------ DATA SEGMENT

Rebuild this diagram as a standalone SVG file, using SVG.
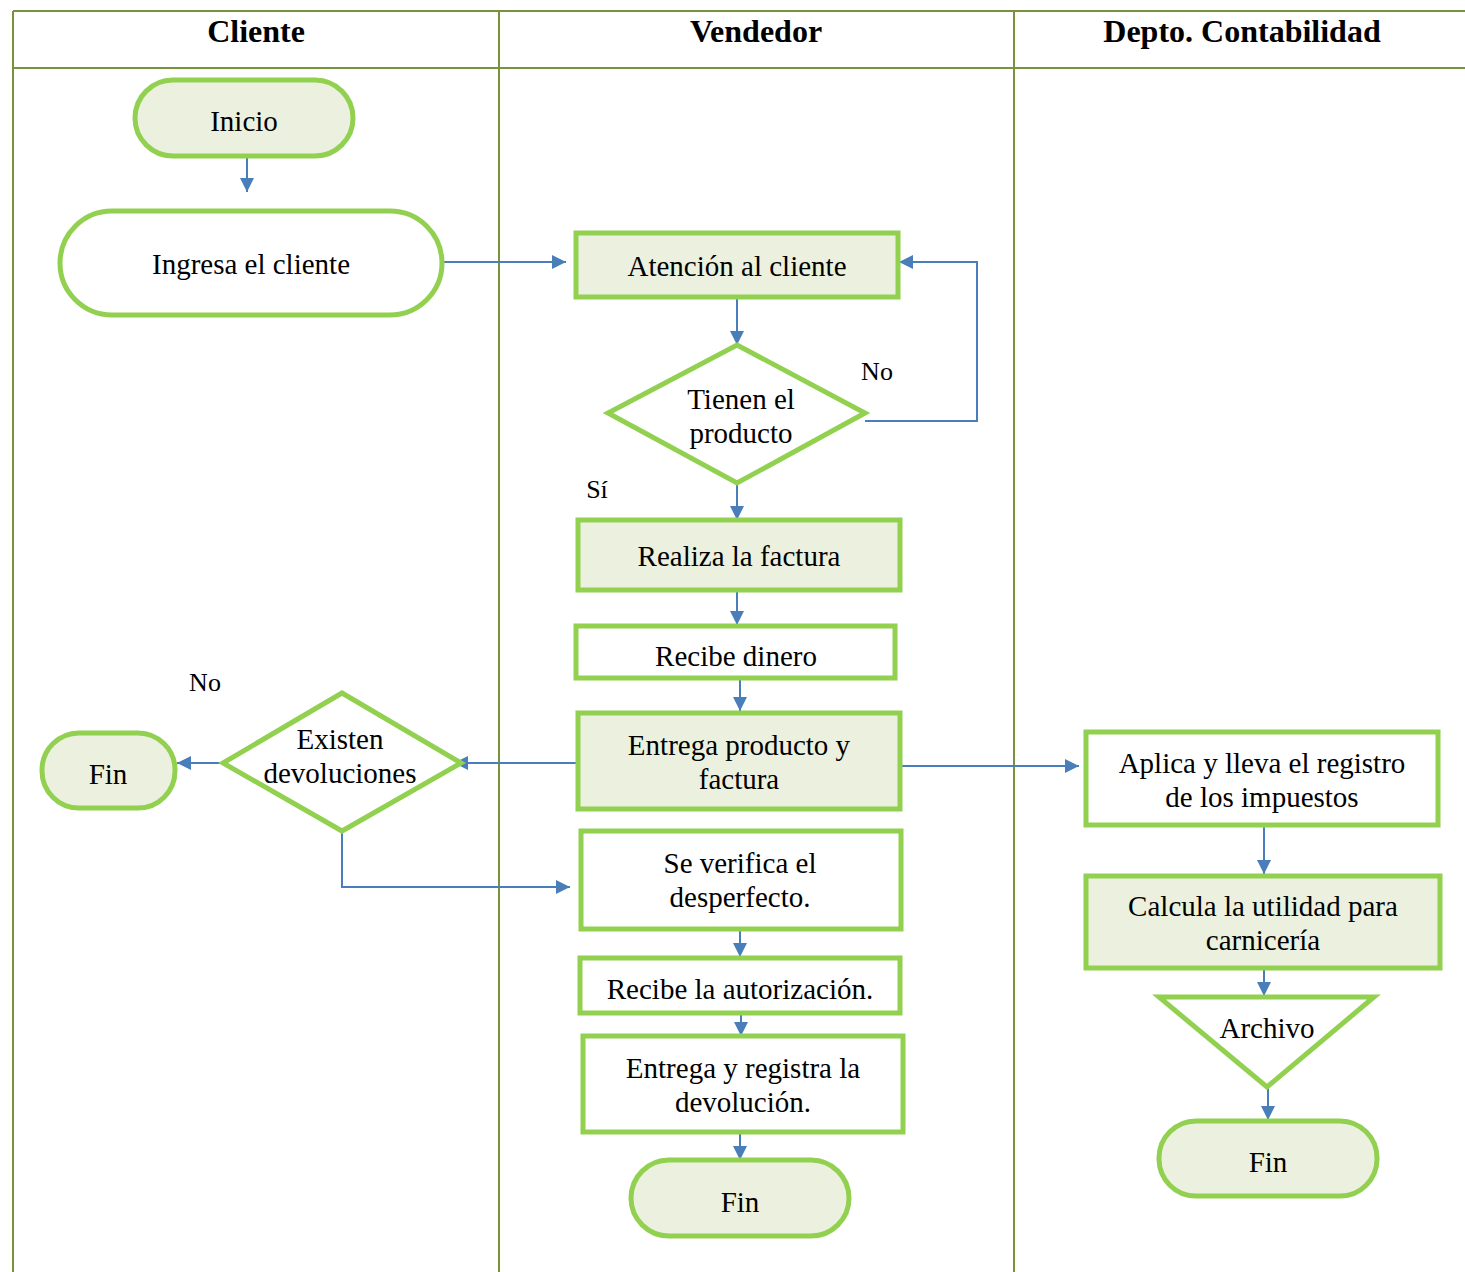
<svg xmlns="http://www.w3.org/2000/svg" width="1465" height="1272" viewBox="0 0 1465 1272">
<style>
.lane{stroke:#77933C;stroke-width:2;fill:none}
.hd{font-family:"Liberation Serif","Times New Roman",serif;font-weight:bold;font-size:32px;fill:#000;text-anchor:middle}
.t{font-family:"Liberation Serif","Times New Roman",serif;font-size:29px;fill:#000;text-anchor:middle}
.lb{font-family:"Liberation Serif","Times New Roman",serif;font-size:26px;fill:#000;text-anchor:middle}
.nf{fill:#EBF1DE;stroke:#92D050;stroke-width:5}
.nw{fill:#FFFFFF;stroke:#92D050;stroke-width:5}
.c{fill:none;stroke:#4A7EBB;stroke-width:2}
</style>
<defs>
<marker id="ah" viewBox="0 0 10 10" refX="10" refY="5" markerWidth="7" markerHeight="7" markerUnits="strokeWidth" orient="auto">
<path d="M0,0 L10,5 L0,10 z" fill="#4A7EBB"/>
</marker>
</defs>
<rect width="1465" height="1272" fill="#FFFFFF"/>
<g id="lanes">
<line class="lane" x1="13" y1="11" x2="1465" y2="11"/>
<line class="lane" x1="13" y1="68" x2="1465" y2="68"/>
<line class="lane" x1="13" y1="11" x2="13" y2="1272"/>
<line class="lane" x1="499" y1="11" x2="499" y2="1272"/>
<line class="lane" x1="1014" y1="11" x2="1014" y2="1272"/>
<text class="hd" x="256" y="42">Cliente</text>
<text class="hd" x="756" y="42">Vendedor</text>
<text class="hd" x="1242" y="42">Depto. Contabilidad</text>
</g>
<g id="connectors">
<line class="c" x1="247" y1="156" x2="247" y2="192" marker-end="url(#ah)"/>
<line class="c" x1="442" y1="262" x2="566" y2="262" marker-end="url(#ah)"/>
<line class="c" x1="737" y1="297" x2="737" y2="345" marker-end="url(#ah)"/>
<polyline class="c" points="865,421 977,421 977,262 899,262" marker-end="url(#ah)"/>
<line class="c" x1="737" y1="483" x2="737" y2="520" marker-end="url(#ah)"/>
<line class="c" x1="737" y1="590" x2="737" y2="625" marker-end="url(#ah)"/>
<line class="c" x1="740" y1="678" x2="740" y2="711" marker-end="url(#ah)"/>
<line class="c" x1="578" y1="763" x2="454" y2="763" marker-end="url(#ah)"/>
<line class="c" x1="220" y1="763" x2="177" y2="763" marker-end="url(#ah)"/>
<polyline class="c" points="342,831 342,887 570,887" marker-end="url(#ah)"/>
<line class="c" x1="900" y1="766" x2="1079" y2="766" marker-end="url(#ah)"/>
<line class="c" x1="740" y1="929" x2="740" y2="957" marker-end="url(#ah)"/>
<line class="c" x1="741" y1="1013" x2="741" y2="1036" marker-end="url(#ah)"/>
<line class="c" x1="740" y1="1132" x2="740" y2="1160" marker-end="url(#ah)"/>
<line class="c" x1="1264" y1="825" x2="1264" y2="874" marker-end="url(#ah)"/>
<line class="c" x1="1264" y1="968" x2="1264" y2="996" marker-end="url(#ah)"/>
<line class="c" x1="1268" y1="1088" x2="1268" y2="1120" marker-end="url(#ah)"/>
</g>
<g id="labels">
<text class="lb" x="877" y="380">No</text>
<text class="lb" x="597" y="498">Sí</text>
<text class="lb" x="205" y="691">No</text>
</g>
<g id="inicio">
<rect class="nf" x="135" y="80" width="218" height="76" rx="38"/>
<text class="t" x="244" y="131">Inicio</text>
</g>
<g id="ingresa">
<rect class="nw" x="60" y="211" width="382" height="104" rx="52"/>
<text class="t" x="251" y="274">Ingresa el cliente</text>
</g>
<g id="atencion">
<rect class="nf" x="576" y="233" width="322" height="64"/>
<text class="t" x="737" y="276">Atención al cliente</text>
</g>
<g id="tienen">
<polygon class="nw" points="737,345 865,413 737,483 608,413"/>
<text class="t" x="741" y="409">Tienen el</text>
<text class="t" x="741" y="443">producto</text>
</g>
<g id="realiza">
<rect class="nf" x="578" y="520" width="322" height="70"/>
<text class="t" x="739" y="566">Realiza la factura</text>
</g>
<g id="recibe-dinero">
<rect class="nw" x="576" y="626" width="319" height="52"/>
<text class="t" x="736" y="666">Recibe dinero</text>
</g>
<g id="entrega-producto">
<rect class="nf" x="578" y="713" width="322" height="96"/>
<text class="t" x="739" y="755">Entrega producto y</text>
<text class="t" x="739" y="789">factura</text>
</g>
<g id="existen">
<polygon class="nw" points="342,693 461,763 342,831 223,763"/>
<text class="t" x="340" y="749">Existen</text>
<text class="t" x="340" y="783">devoluciones</text>
</g>
<g id="fin-cliente">
<rect class="nf" x="42" y="733" width="133" height="75" rx="37"/>
<text class="t" x="108" y="784">Fin</text>
</g>
<g id="verifica">
<rect class="nw" x="581" y="831" width="320" height="98"/>
<text class="t" x="740" y="873">Se verifica el</text>
<text class="t" x="740" y="907">desperfecto.</text>
</g>
<g id="autorizacion">
<rect class="nw" x="580" y="958" width="320" height="55"/>
<text class="t" x="740" y="999">Recibe la autorización.</text>
</g>
<g id="registra">
<rect class="nw" x="583" y="1036" width="320" height="96"/>
<text class="t" x="743" y="1078">Entrega y registra la</text>
<text class="t" x="743" y="1112">devolución.</text>
</g>
<g id="fin-vendedor">
<rect class="nf" x="631" y="1160" width="218" height="76" rx="38"/>
<text class="t" x="740" y="1212">Fin</text>
</g>
<g id="aplica">
<rect class="nw" x="1086" y="732" width="352" height="93"/>
<text class="t" x="1262" y="773">Aplica y lleva el registro</text>
<text class="t" x="1262" y="807">de los impuestos</text>
</g>
<g id="calcula">
<rect class="nf" x="1086" y="876" width="354" height="92"/>
<text class="t" x="1263" y="916">Calcula la utilidad para</text>
<text class="t" x="1263" y="950">carnicería</text>
</g>
<g id="archivo">
<polygon class="nw" points="1159,997 1374,997 1267,1087"/>
<text class="t" x="1267" y="1038">Archivo</text>
</g>
<g id="fin-conta">
<rect class="nf" x="1159" y="1121" width="218" height="75" rx="37"/>
<text class="t" x="1268" y="1172">Fin</text>
</g>
</svg>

------------

» WHAT TO WORK ON
Leave the pictures out, and print every line of the listing exactly as written.

» SOLVED EXERCISE
Rebuild this diagram as a standalone SVG file, using SVG.
<svg xmlns="http://www.w3.org/2000/svg" width="1465" height="1272" viewBox="0 0 1465 1272">
<style>
.lane{stroke:#77933C;stroke-width:2;fill:none}
.hd{font-family:"Liberation Serif","Times New Roman",serif;font-weight:bold;font-size:32px;fill:#000;text-anchor:middle}
.t{font-family:"Liberation Serif","Times New Roman",serif;font-size:29px;fill:#000;text-anchor:middle}
.lb{font-family:"Liberation Serif","Times New Roman",serif;font-size:26px;fill:#000;text-anchor:middle}
.nf{fill:#EBF1DE;stroke:#92D050;stroke-width:5}
.nw{fill:#FFFFFF;stroke:#92D050;stroke-width:5}
.c{fill:none;stroke:#4A7EBB;stroke-width:2}
</style>
<defs>
<marker id="ah" viewBox="0 0 10 10" refX="10" refY="5" markerWidth="7" markerHeight="7" markerUnits="strokeWidth" orient="auto">
<path d="M0,0 L10,5 L0,10 z" fill="#4A7EBB"/>
</marker>
</defs>
<rect width="1465" height="1272" fill="#FFFFFF"/>
<g id="lanes">
<line class="lane" x1="13" y1="11" x2="1465" y2="11"/>
<line class="lane" x1="13" y1="68" x2="1465" y2="68"/>
<line class="lane" x1="13" y1="11" x2="13" y2="1272"/>
<line class="lane" x1="499" y1="11" x2="499" y2="1272"/>
<line class="lane" x1="1014" y1="11" x2="1014" y2="1272"/>
<text class="hd" x="256" y="42">Cliente</text>
<text class="hd" x="756" y="42">Vendedor</text>
<text class="hd" x="1242" y="42">Depto. Contabilidad</text>
</g>
<g id="connectors">
<line class="c" x1="247" y1="156" x2="247" y2="192" marker-end="url(#ah)"/>
<line class="c" x1="442" y1="262" x2="566" y2="262" marker-end="url(#ah)"/>
<line class="c" x1="737" y1="297" x2="737" y2="345" marker-end="url(#ah)"/>
<polyline class="c" points="865,421 977,421 977,262 899,262" marker-end="url(#ah)"/>
<line class="c" x1="737" y1="483" x2="737" y2="520" marker-end="url(#ah)"/>
<line class="c" x1="737" y1="590" x2="737" y2="625" marker-end="url(#ah)"/>
<line class="c" x1="740" y1="678" x2="740" y2="711" marker-end="url(#ah)"/>
<line class="c" x1="578" y1="763" x2="454" y2="763" marker-end="url(#ah)"/>
<line class="c" x1="220" y1="763" x2="177" y2="763" marker-end="url(#ah)"/>
<polyline class="c" points="342,831 342,887 570,887" marker-end="url(#ah)"/>
<line class="c" x1="900" y1="766" x2="1079" y2="766" marker-end="url(#ah)"/>
<line class="c" x1="740" y1="929" x2="740" y2="957" marker-end="url(#ah)"/>
<line class="c" x1="741" y1="1013" x2="741" y2="1036" marker-end="url(#ah)"/>
<line class="c" x1="740" y1="1132" x2="740" y2="1160" marker-end="url(#ah)"/>
<line class="c" x1="1264" y1="825" x2="1264" y2="874" marker-end="url(#ah)"/>
<line class="c" x1="1264" y1="968" x2="1264" y2="996" marker-end="url(#ah)"/>
<line class="c" x1="1268" y1="1088" x2="1268" y2="1120" marker-end="url(#ah)"/>
</g>
<g id="labels">
<text class="lb" x="877" y="380">No</text>
<text class="lb" x="597" y="498">Sí</text>
<text class="lb" x="205" y="691">No</text>
</g>
<g id="inicio">
<rect class="nf" x="135" y="80" width="218" height="76" rx="38"/>
<text class="t" x="244" y="131">Inicio</text>
</g>
<g id="ingresa">
<rect class="nw" x="60" y="211" width="382" height="104" rx="52"/>
<text class="t" x="251" y="274">Ingresa el cliente</text>
</g>
<g id="atencion">
<rect class="nf" x="576" y="233" width="322" height="64"/>
<text class="t" x="737" y="276">Atención al cliente</text>
</g>
<g id="tienen">
<polygon class="nw" points="737,345 865,413 737,483 608,413"/>
<text class="t" x="741" y="409">Tienen el</text>
<text class="t" x="741" y="443">producto</text>
</g>
<g id="realiza">
<rect class="nf" x="578" y="520" width="322" height="70"/>
<text class="t" x="739" y="566">Realiza la factura</text>
</g>
<g id="recibe-dinero">
<rect class="nw" x="576" y="626" width="319" height="52"/>
<text class="t" x="736" y="666">Recibe dinero</text>
</g>
<g id="entrega-producto">
<rect class="nf" x="578" y="713" width="322" height="96"/>
<text class="t" x="739" y="755">Entrega producto y</text>
<text class="t" x="739" y="789">factura</text>
</g>
<g id="existen">
<polygon class="nw" points="342,693 461,763 342,831 223,763"/>
<text class="t" x="340" y="749">Existen</text>
<text class="t" x="340" y="783">devoluciones</text>
</g>
<g id="fin-cliente">
<rect class="nf" x="42" y="733" width="133" height="75" rx="37"/>
<text class="t" x="108" y="784">Fin</text>
</g>
<g id="verifica">
<rect class="nw" x="581" y="831" width="320" height="98"/>
<text class="t" x="740" y="873">Se verifica el</text>
<text class="t" x="740" y="907">desperfecto.</text>
</g>
<g id="autorizacion">
<rect class="nw" x="580" y="958" width="320" height="55"/>
<text class="t" x="740" y="999">Recibe la autorización.</text>
</g>
<g id="registra">
<rect class="nw" x="583" y="1036" width="320" height="96"/>
<text class="t" x="743" y="1078">Entrega y registra la</text>
<text class="t" x="743" y="1112">devolución.</text>
</g>
<g id="fin-vendedor">
<rect class="nf" x="631" y="1160" width="218" height="76" rx="38"/>
<text class="t" x="740" y="1212">Fin</text>
</g>
<g id="aplica">
<rect class="nw" x="1086" y="732" width="352" height="93"/>
<text class="t" x="1262" y="773">Aplica y lleva el registro</text>
<text class="t" x="1262" y="807">de los impuestos</text>
</g>
<g id="calcula">
<rect class="nf" x="1086" y="876" width="354" height="92"/>
<text class="t" x="1263" y="916">Calcula la utilidad para</text>
<text class="t" x="1263" y="950">carnicería</text>
</g>
<g id="archivo">
<polygon class="nw" points="1159,997 1374,997 1267,1087"/>
<text class="t" x="1267" y="1038">Archivo</text>
</g>
<g id="fin-conta">
<rect class="nf" x="1159" y="1121" width="218" height="75" rx="37"/>
<text class="t" x="1268" y="1172">Fin</text>
</g>
</svg>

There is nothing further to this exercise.